A thin shell of soft polymer can help keep knotty ceramic structures from shattering, researchers report.

Ceramics made with 3D printers crack under stress like any plate or bowl. But covered in a soft polymer cured under ultraviolet light, the same materials stand a far better chance of keeping their structural integrity, much like a car windshield’s treated glass is less likely to shatter.

The research demonstrates the concept on schwarzites, complex lattices that for decades existed only as theory but can now be made with 3D printers. With added polymers, they come to resemble structures found in nature like seashells and bones that consist of hardened platelets in a biopolymer matrix.

Schwarzites, named for German scientist Hermann Schwarz, who hypothesized in the 1880s the “negatively curved” structures could be used wherever very strong but lightweight materials are needed, such as batteries, bones, and buildings.

The researchers proved through experiments and simulations that a coating of polymer no more than 100 microns thick will make fragile schwarzites up to 4.5 times more resistant to catastrophic fractures. The structures may still crack under pressure, but they won’t fall apart.
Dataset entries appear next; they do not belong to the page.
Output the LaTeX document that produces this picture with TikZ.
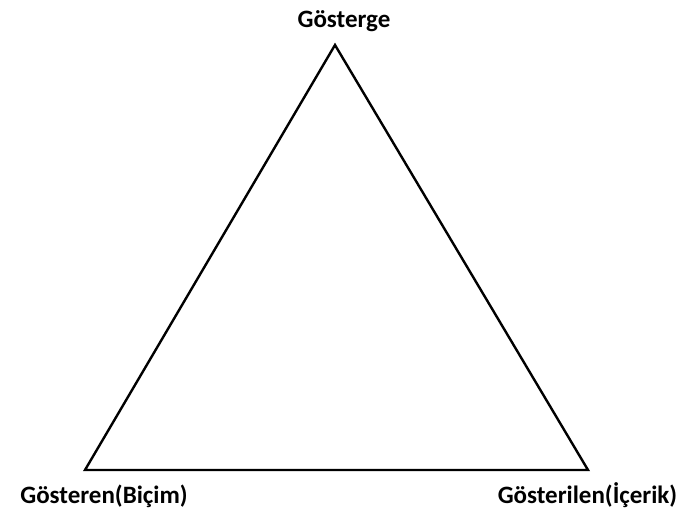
\documentclass[tikz,border=0pt]{standalone}
\usepackage{fontspec}
\setmainfont{Carlito}
\begin{document}
\begin{tikzpicture}[x=1pt,y=-1pt,
  lbl/.style={font=\fontsize{25}{29}\selectfont\bfseries, inner sep=0pt, anchor=base}]
\useasboundingbox (0,0) rectangle (693,510);
\coordinate (top) at (335,45);
\coordinate (bl) at (85,470);
\coordinate (br) at (588,470);
\draw[line width=2.4pt, line join=miter] (top) -- (bl) -- (br) -- cycle;
\node[lbl] (g) at (344,28) {Gösterge};
\node[lbl] (l) at (104,503) {Gösteren(Biçim)};
\node[lbl] (r) at (587.5,503) {Gösterilen(İçerik)};
\end{tikzpicture}
\end{document}
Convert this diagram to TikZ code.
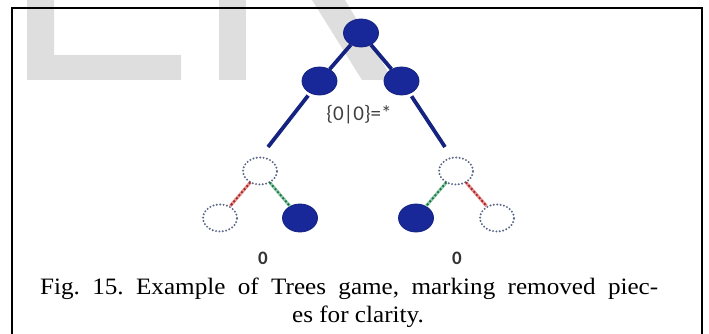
\documentclass[tikz,border=0pt]{standalone}
\usepackage{fontspec}
\setmainfont{Liberation Serif}[FakeStretch=1.07]
\newfontfamily\gamefont{Carlito}
\usetikzlibrary{shapes.geometric}
\frenchspacing

\definecolor{piecefill}{RGB}{24,40,152}
\definecolor{stemblue}{RGB}{20,34,128}
\definecolor{ghostdot}{RGB}{92,104,136}
\definecolor{cutred}{RGB}{214,52,52}
\definecolor{keepgreen}{RGB}{46,160,96}
\definecolor{markgray}{RGB}{222,222,222}

\begin{document}
\begin{tikzpicture}[x=1pt, y=-1pt,
  piece/.style={ellipse, fill=piecefill, draw=stemblue, line width=0.8pt, minimum width=35pt, minimum height=28pt, inner sep=0pt},
  ghost/.style={ellipse, draw=ghostdot, line width=2.2pt, dash pattern=on 0pt off 3.4pt, line cap=round, minimum width=34pt, minimum height=27pt, inner sep=0pt},
  stem/.style={stemblue, line width=3.8pt},
  cutline/.style={cutred!75!black, line width=2.6pt, dash pattern=on 0pt off 4pt, line cap=round, preaction={draw, cutred!55, line width=3pt, solid}},
  keepline/.style={keepgreen!70!black, line width=2.6pt, dash pattern=on 0pt off 4pt, line cap=round, preaction={draw, keepgreen!55, line width=3pt, solid}},
  tag/.style={font=\gamefont\fontsize{21}{21}\selectfont, text=black!75},
  score/.style={font=\gamefont\bfseries\fontsize{19}{19}\selectfont, text=black!80},
  caption/.style={font=\fontsize{23.5}{28}\selectfont, anchor=base, inner sep=0pt}
]
  \useasboundingbox (0,0) rectangle (709,334);

  % watermark letters behind the frame
  \fill[markgray] (27,0) -- (54,0) -- (54,55) -- (181,55) -- (181,80) -- (27,80) -- cycle;
  \fill[markgray] (219,0) rectangle (246,80);
  \fill[markgray] (312,0) -- (345,0) -- (393,80) -- (362,80) -- cycle;

  \draw[line width=2pt] (12,334) -- (12,8) -- (702,8) -- (702,334);

  \node[piece] (root) at (361,33) {};
  \node[piece] (ml) at (319.5,81) {};
  \node[piece] (mr) at (401.5,81) {};

  \node[ghost] (lt) at (260,171) {};
  \node[ghost] (ll) at (220,218) {};
  \node[piece] (lf) at (300,218) {};
  \node[ghost] (rt) at (456,171) {};
  \node[piece] (rf) at (416,218) {};
  \node[ghost] (rr) at (497,218) {};

  \coordinate (lend) at (268,147);
  \coordinate (rend) at (445,147);

  \draw[stem] (root) -- (ml);
  \draw[stem] (root) -- (mr);
  \draw[stem, shorten <=3pt] (ml) -- (lend);
  \draw[stem, shorten <=3pt] (mr) -- (rend);

  \draw[cutline] (lt) -- (ll);
  \draw[keepline] (lt) -- (lf);
  \draw[keepline] (rt) -- (rf);
  \draw[cutline] (rt) -- (rr);

  \node[tag] (sum) at (359,115) {\{0|0\}=*};
  \node[score] (lval) at (263,258) {0};
  \node[score] (rval) at (457,258) {0};

  \node[caption, anchor=base west] (cap1) at (40,294)
    {\makebox[618pt][s]{Fig. 15. Example of Trees game, marking removed piec-}};
  \node[caption] (cap2) at (358,322) {es for clarity.};
\end{tikzpicture}
\end{document}
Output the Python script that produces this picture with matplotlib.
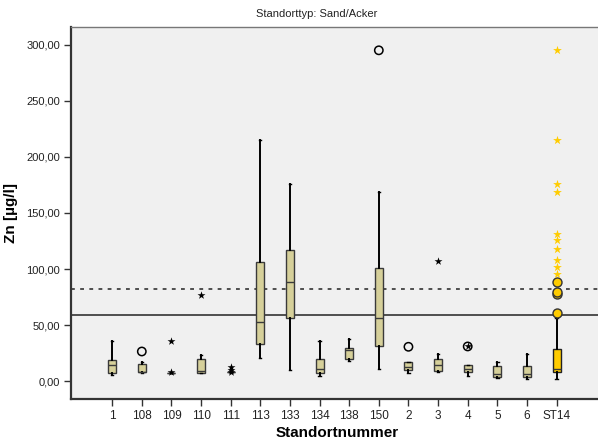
import numpy as np
import matplotlib.pyplot as plt

plt.rcParams['font.family'] = ['Liberation Sans', 'DejaVu Sans']

# Standorte (Kategorien)
sites = ['1', '108', '109', '110', '111', '113', '133', '134', '138', '150',
         '2', '3', '4', '5', '6', 'ST14']

# Boxplot-Kennwerte je Standort
whis_lo = [5.6, 7.0, 7.5, 7.0, 8.0, 20.5, 9.5, 4.7, 17.5, 10.7, 7.4, 8.5, 4.1, 2.7, 1.8, 1.8]
q1      = [7.1, 7.7, 7.5, 7.4, 8.0, 32.7, 56.2, 7.4, 19.9, 31.2, 10.1, 8.9, 8.0, 3.8, 3.8, 8.0]
median  = [14.0, 8.5, 7.5, 8.9, 8.0, 52.3, 88.7, 10.4, 28.0, 56.2, 12.2, 14.0, 10.7, 6.2, 6.2, 11.0]
q3      = [18.7, 15.2, 7.5, 19.6, 8.0, 106.5, 117.0, 19.6, 29.4, 100.9, 17.0, 19.3, 14.0, 13.8, 13.4, 28.5]
whis_hi = [35.4, 17.0, 7.5, 23.5, 8.0, 215.2, 176.0, 35.4, 37.5, 168.7, 17.0, 24.1, 14.6, 17.0, 24.1, 56.2]

# Ausreisser (Kreis) und Extremwerte (Stern)
out_site = ['108', '150', '2', '4']
out_val  = [26.4, 295.2, 30.6, 30.9]
ext_site = ['109', '109', '110', '111', '111', '111', '3', '4']
ext_val  = [35.7, 8.3, 76.4, 12.5, 10.0, 8.0, 107.4, 30.9]

# ST14 (hervorgehoben)
st14_out = [60.7, 77.7, 79.5, 88.7]
st14_ext = [95.8, 101.8, 107.7, 117.8, 125.6, 131.5, 168.4, 175.9, 215.2, 295.5]

line_solid = 58.6
line_dotted = 82.1

box_col = '#d6d09a'
hi_col = '#ffcc00'

fig = plt.figure(figsize=(5.98, 4.42), dpi=100)
ax = fig.add_axes([71 / 598, 1 - 399 / 442, 1 - 71 / 598 + 0.01, (399 - 27) / 442])
ax.set_facecolor('#f0f0f0')

pos = np.arange(len(sites))
stats = []
for i in range(len(sites)):
    stats.append(dict(whislo=whis_lo[i], q1=q1[i], med=median[i], q3=q3[i],
                      whishi=whis_hi[i], fliers=[]))

bp = ax.bxp(stats, positions=pos, widths=0.27, patch_artist=True, showfliers=False,
            capwidths=0.08,
            boxprops=dict(facecolor=box_col, edgecolor='#3a3a3a', linewidth=1.0),
            medianprops=dict(color='#3a3a3a', linewidth=1.0),
            whiskerprops=dict(color='black', linewidth=1.4),
            capprops=dict(color='black', linewidth=1.0), zorder=3)
bp['boxes'][-1].set_facecolor(hi_col)
bp['boxes'][-1].set_edgecolor('#222222')

idx = {s: i for i, s in enumerate(sites)}
ax.scatter([idx[s] for s in out_site], out_val, s=36, facecolors='none',
           edgecolors='black', linewidths=1.1, zorder=4)
ax.scatter([idx[s] for s in ext_site], ext_val, marker='*', s=36, color='black',
           linewidths=0, zorder=5)

ax.scatter([idx['ST14']] * len(st14_out), st14_out, s=42, color=hi_col,
           edgecolors='#333333', linewidths=1.0, zorder=4)
ax.scatter([idx['ST14']] * len(st14_ext), st14_ext, marker='*', s=44, color=hi_col,
           linewidths=0, zorder=5)

ax.axhline(line_solid, color='#222222', linewidth=1.1, zorder=2)
ax.axhline(line_dotted, color='#222222', linewidth=1.1, linestyle=(0, (2.5, 3.5)), zorder=2)

ax.set_xlim(-1.39, 16.6)
ax.set_ylim(-16, 316)
ax.set_xticks(pos)
ax.set_xticklabels(sites, fontsize=8.5)
yt = [0, 50, 100, 150, 200, 250, 300]
ax.set_yticks(yt)
ax.set_yticklabels([f'{v:.2f}'.replace('.', ',') for v in yt], fontsize=8)
ax.tick_params(axis='both', direction='out', length=5, width=1.0, color='#333333',
               labelcolor='#222222', pad=3)

for side in ('left', 'bottom'):
    ax.spines[side].set_linewidth(1.6)
    ax.spines[side].set_color('#333333')
ax.spines['top'].set_color('#777777')
ax.spines['top'].set_linewidth(1.0)
ax.spines['right'].set_visible(False)

ax.set_xlabel('Standortnummer', fontsize=11, fontweight='bold', labelpad=3)
ax.set_ylabel('Zn [µg/l]', fontsize=11, fontweight='bold', labelpad=6)
fig.text(317 / 598, 1 - 14 / 442, 'Standorttyp: Sand/Acker', fontsize=8,
         ha='center', va='center', color='#222222')

fig.savefig('out.png', dpi=100)
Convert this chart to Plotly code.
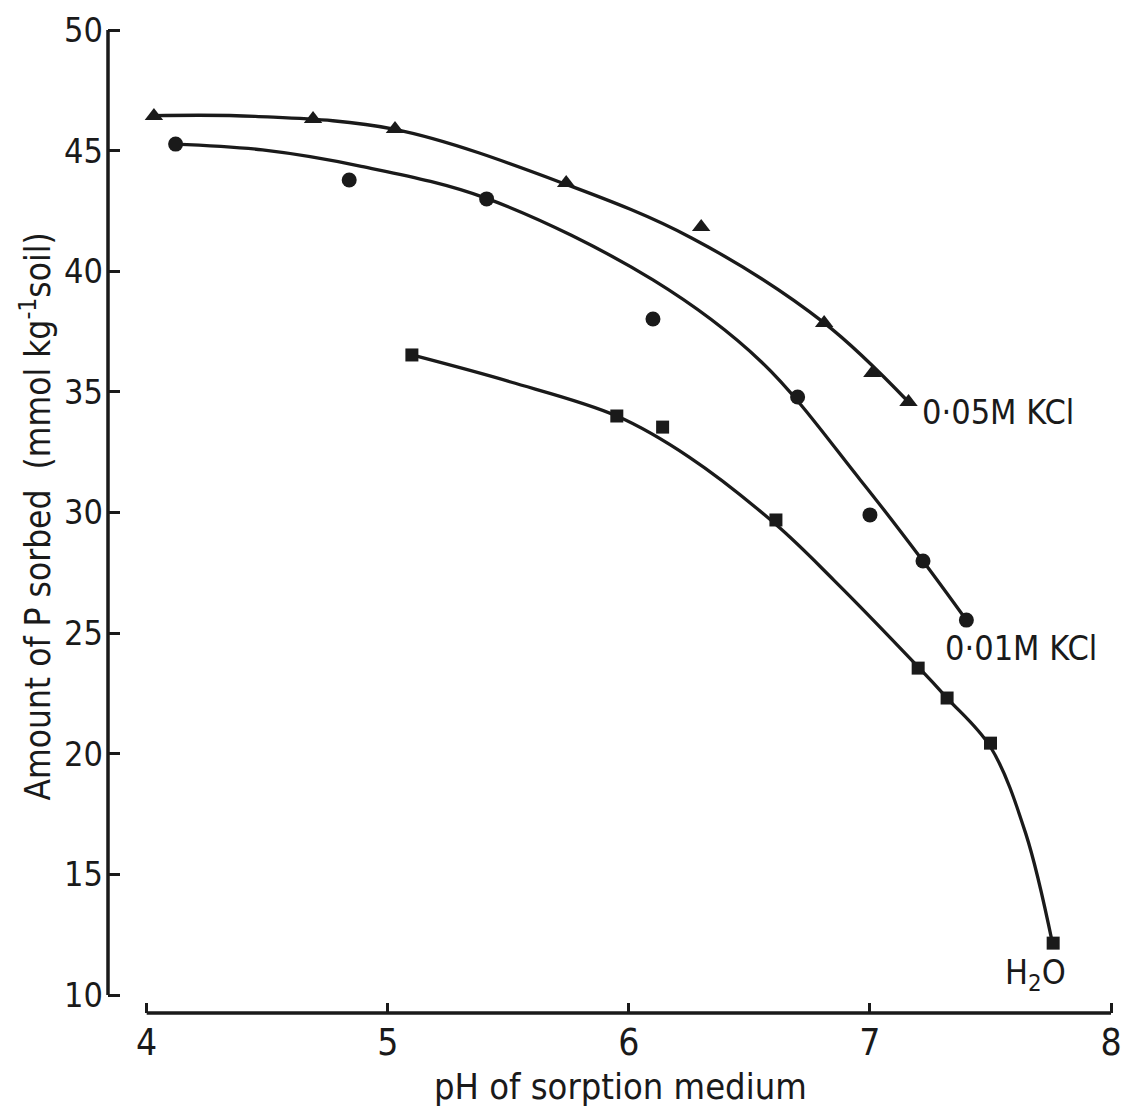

“We’ve clearly seen that the uncoated structures are very brittle,” says Muhammad Rahman, a materials scientist and research scientist at Rice University. “But when we put the coated structures under compression, they will take the load until they completely break. And interestingly, even then they don’t completely break into pieces. They remain enclosed like laminated glass.”

The team, with members in Hungary, Canada, and India, created computer models of the structures and printed them with a polymer-infused ceramic “ink.” The ceramic was cured on the fly by ultraviolet lights in the printer, and then dipped in polymer and cured again.

Along with uncoated control units, the intricate blocks were then subjected to high pressure. The control schwarzites shattered as expected, but the polymer coating prevented cracks from propagating in the others, allowing the structures to keep their form.

The researchers also compared the schwarzites to coated solid ceramics and found the porous structures were inherently tougher.

“The architecture definitely has a role,” says graduate student Seyed Mohammad Sajadi, lead author of the paper, published in Science Advances. “We saw that if we coat a solid structure, the effect of the polymer was not as effective as with the schwarzite.”

The coatings acted a bit like the natural materials they mimic, as the polymer infuses defects in the ceramics and enhances their resistance, says Pulickel Ajayan, chair of the materials science and nanoengineering department and professor in engineering and a professor of chemistry.

Several structural applications could benefit from polymer-enhanced ceramics. Their biocompatibility could also eventually make them suitable for prosthetics, Rahman says.

“I’m pretty sure that if we can optimize these structures topologically, they also show good promise for use as bioscaffolds.”

Additional coauthors are from the University of Szeged, Hungary; ANSYS Inc.; the University of Houston; the University of Toronto; Aramco Americas; the University of Maryland; the Indian Institute of Technology Kharagpur, India; and Rice.

The Hungarian Research Development and Innovation Office, the Ministry for Innovation and Technology in Hungary, and supercomputing resources at the University of Maryland and the Maryland Advanced Research Computing Center supported the work.